Modern arts circles had mixed reactions. As spectacle is an important element in capitalism, the performance would only make the artwork even more valuable. The half-shredded painting hanging in the frame now has unique artistic value and could carry a new historic significance.

As expected, Sotheby’s announced on Thursday that the buyer who won the bidding at the auction would go through with the purchase. It will be displayed in a special exhibition. If Banksy actually wanted to screw the art market, then he would have destroyed the painting completely, though I don’t doubt his sincerity based on his past actions.

He became famous for his graffiti and murals that are creative and easy to understand, but was uncomfortable when people fought over ownership of his work.

That’s surely why he shredded the painting, though it left the market smiling.

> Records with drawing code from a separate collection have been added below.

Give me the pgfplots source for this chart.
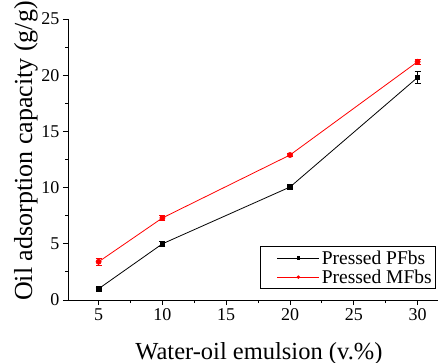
\documentclass[border=0pt]{standalone}
\usepackage{pgfplots}
\pgfplotsset{compat=1.18}
\usepackage{fontspec}
\setmainfont{Liberation Serif}
\usetikzlibrary{calc}
\begin{document}
\begin{tikzpicture}
\begin{axis}[
  name=ax, scale only axis, width=370pt, height=281pt,
  xmin=2.6, xmax=31.6, ymin=0, ymax=25,
  axis x line*=bottom, axis y line*=left,
  axis line style={-, line width=0.8pt},
  xtick={5,10,15,20,25,30}, ytick={0,5,10,15,20,25}, minor tick num=1,
  tick align=outside, major tick length=5pt, minor tick length=3pt,
  tick style={line width=0.8pt, black},
  ticklabel style={font=\fontsize{18}{18}\selectfont},
  /pgf/number format/assume math mode=true,
  xlabel={Water-oil emulsion (v.\%)},
  ylabel={Oil adsorption capacity (g/g)},
  xlabel style={font=\fontsize{24.5}{24.5}\selectfont, at={(axis description cs:0.516,-0.21)}, anchor=base},
  ylabel style={font=\fontsize{26}{26}\selectfont, at={(axis description cs:-0.097,0.53)}, anchor=base, rotate=0},
  legend style={at={(axis description cs:0.995,0.039)}, anchor=south east,
    font=\fontsize{19.5}{24}\selectfont, draw=black, line width=0.8pt,
    inner xsep=2pt, inner ysep=2pt},
  legend cell align=left,
  legend image code/.code={\path (-6pt,0pt); \draw[mark repeat=2,mark phase=2, mark size=1.3pt] plot coordinates {(9pt,0pt) (30pt,0pt) (51pt,0pt)};},
]
\addplot[black, line width=0.8pt, mark=square*, mark size=2.3pt, mark options={solid},
  error bars/.cd, y dir=both, y explicit,
  error bar style={line width=0.8pt, black},
  error mark options={rotate=90, mark size=3pt, line width=0.8pt, black}]
  coordinates {(5,1.0) +- (0,0.08) (10,5.0) +- (0,0.2) (20,10.05) +- (0,0.1) (30,19.8) +- (0,0.5)};
\addlegendentry{Pressed PFbs}
\addplot[red, line width=0.8pt, mark=*, mark size=2.5pt, mark options={solid},
  error bars/.cd, y dir=both, y explicit,
  error bar style={line width=0.8pt, red},
  error mark options={rotate=90, mark size=3pt, line width=0.8pt, red}]
  coordinates {(5,3.4) +- (0,0.3) (10,7.3) +- (0,0.22) (20,12.9) +- (0,0.1) (30,21.2) +- (0,0.22)};
\addlegendentry{Pressed MFbs}
\end{axis}
\pgfresetboundingbox
\path[use as bounding box] ($(ax.south west)+(-68pt,-63pt)$) rectangle ($(ax.north east)+(0pt,19pt)$);
\end{tikzpicture}
\end{document}
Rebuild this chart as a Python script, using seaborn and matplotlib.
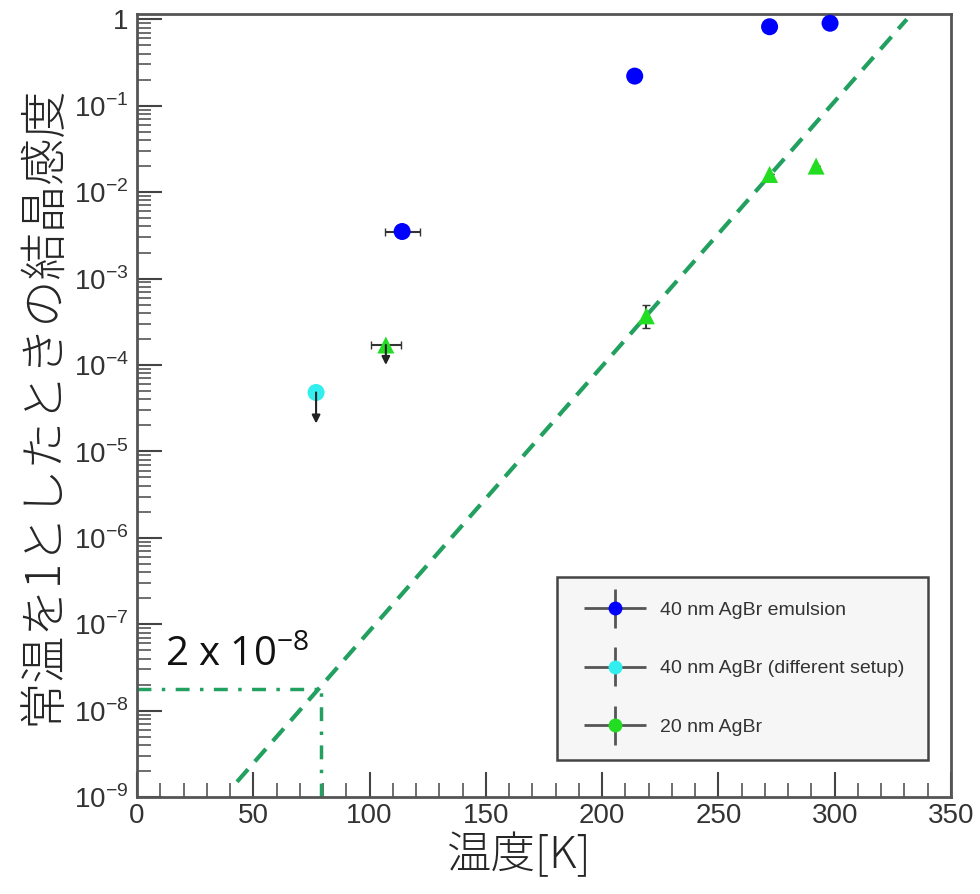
import numpy as np
import pandas as pd
import matplotlib
matplotlib.use('Agg')
import matplotlib.pyplot as plt
import matplotlib.ticker as mticker
from matplotlib.legend_handler import HandlerErrorbar
import seaborn as sns

sns.set_style("ticks")
plt.rcParams['font.family'] = ['Liberation Sans', 'Noto Sans CJK JP', 'DejaVu Sans']
plt.rcParams['mathtext.fontset'] = 'custom'
plt.rcParams['mathtext.rm'] = 'Liberation Sans'
plt.rcParams['axes.unicode_minus'] = False

# data
blue_T = [114, 214, 272, 298]
blue_S = [3.5e-3, 0.22, 0.82, 0.9]
blue_Terr = [7.5, 0, 0, 0]

cyan_T = [77]
cyan_S = [4.8e-5]
cyan_lim = [2.1e-5]

green_T = [107, 219, 272, 292]
green_S = [1.7e-4, 3.7e-4, 1.6e-2, 2.0e-2]
green_Terr = [6.5, 0, 0, 0]
green_Slo = [0, 1.0e-4, 0, 0]
green_Shi = [0, 1.2e-4, 0, 0]
green_lim = [1.0e-4, None, None, None]

fit_T = [43, 331]
fit_S = [1.5e-9, 1.0]
cross_T = 79
cross_S = 1.8e-8

decades = list(range(-9, 1))

labels = ['40 nm AgBr emulsion', '40 nm AgBr (different setup)', '20 nm AgBr']
colors = ['#0000ff', '#33eeee', '#22dd22']

df = pd.DataFrame({
    'T': blue_T + cyan_T + green_T,
    'S': blue_S + cyan_S + green_S,
    'series': [labels[0]] * 4 + [labels[1]] + [labels[2]] * 4,
})

fig = plt.figure(figsize=(9.8, 8.94), dpi=100)
ax = fig.add_axes([0.1398, 0.1085, 0.8306, 0.8758])
ax.set_yscale('log')

ecol = '#333333'
ax.errorbar(blue_T, blue_S, xerr=blue_Terr, fmt='none', ecolor=ecol, capsize=3, lw=1.5)
ax.errorbar(green_T, green_S, xerr=green_Terr, yerr=[green_Slo, green_Shi],
            fmt='none', ecolor=ecol, capsize=3, lw=1.5)

sns.scatterplot(data=df, x='T', y='S', hue='series', style='series',
                palette=dict(zip(labels, colors)),
                markers=dict(zip(labels, ['o', 'o', '^'])),
                s=150, edgecolor='none', legend=False, ax=ax, zorder=3)

# upper limit arrows
for t, s, lo in zip(cyan_T + green_T, cyan_S + green_S, cyan_lim + green_lim):
    if lo is None:
        continue
    ax.annotate('', xy=(t, lo), xytext=(t, s),
                arrowprops=dict(arrowstyle='-|>', color='#222222', lw=1.5,
                                mutation_scale=12, shrinkA=0, shrinkB=0))

line_col = '#22a060'
ax.plot(fit_T, fit_S, ls=(0, (4, 2.5)), color=line_col, lw=3)
ax.plot([0, cross_T], [cross_S, cross_S], ls=(0, (4, 3, 1, 3)), color=line_col, lw=2.5)
ax.plot([cross_T, cross_T], [1e-9, cross_S], ls=(0, (4, 3, 1, 3)), color=line_col, lw=2.5)

ax.text(12, 10**-7.37, r'2 x 10$^{\mathregular{-8}}$', fontsize=29,
        family=['Open Sans', 'DejaVu Sans'], color='#111111', va='center')

ax.set_xlim(0, 350)
ax.set_ylim(1e-9, 1.15)

ax.xaxis.set_major_locator(mticker.MultipleLocator(50))
ax.xaxis.set_minor_locator(mticker.MultipleLocator(10))
major_y = [10.0 ** e for e in decades]
minor_y = [m * 10.0 ** e for e in decades[:-1] for m in range(2, 10)]
ax.yaxis.set_major_locator(mticker.FixedLocator(major_y))
ax.yaxis.set_minor_locator(mticker.FixedLocator(minor_y))
ax.yaxis.set_minor_formatter(mticker.NullFormatter())


def fmt_y(v, pos):
    e = int(round(np.log10(v)))
    if e == 0:
        return '1'
    return r'10$^{\mathregular{%d}}$' % e


ax.yaxis.set_major_formatter(mticker.FuncFormatter(fmt_y))

ax.tick_params(axis='both', which='major', direction='in', length=18, width=1.5,
               colors='#444444', labelsize=20, labelcolor='#333333')
ax.tick_params(axis='both', which='minor', direction='in', length=10, width=1.2,
               colors='#555555')
ax.tick_params(axis='x', pad=4)
ax.tick_params(axis='y', pad=6)

for sp in ax.spines.values():
    sp.set_color('#555555')
    sp.set_linewidth(2)

ax.set_xlabel('温度[K]', fontsize=32, family=['Noto Sans CJK JP'], fontweight='light')
ax.xaxis.set_label_coords(0.47, -0.075, transform=ax.transAxes)
ax.xaxis.label.set_va('center')
ax.set_ylabel('常温を1としたときの結晶感度', fontsize=34, family=['Noto Sans CJK JP'],
              fontweight='light', labelpad=4)

# legend with error-bar style handles
handles = []
for lab, col in zip(labels, colors):
    h = ax.errorbar([np.nan], [np.nan], xerr=[1], yerr=[1], fmt='o', color=col,
                    ecolor='#555555', ms=10, mec='none', lw=2, label=lab)
    handles.append(h)
leg = ax.legend(handles=handles, loc='lower right', bbox_to_anchor=(0.972, 0.047),
                fontsize=14, frameon=True, fancybox=False, borderpad=1.25,
                labelspacing=2.1, handlelength=3.4, handletextpad=0.6,
                borderaxespad=0,
                handler_map={type(handles[0]): HandlerErrorbar(xerr_size=1.6, yerr_size=1.0)})
leg.get_frame().set_facecolor('#f6f6f6')
leg.get_frame().set_edgecolor('#444444')
leg.get_frame().set_linewidth(1.8)
leg.get_frame().set_alpha(1)
for t in leg.get_texts():
    t.set_color('#333333')

fig.savefig('out.png', dpi=100)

The New Yorker’s art editor Andrea Scott criticized the self-destruction of Banksy’s painting, saying it “fails to rise above the level of empty gesture,” and “If the stunt was intended to mock the spectacle of art being reduced to a price tag, the joke might be on Banksy.”

In contrast, British art critic Jonathan Jones wrote on the Guardian, “Yet for once the commodity bit back. Art turned on the hands that feed it,” calling it Banksy’s greatest work of art. Who do you think is right?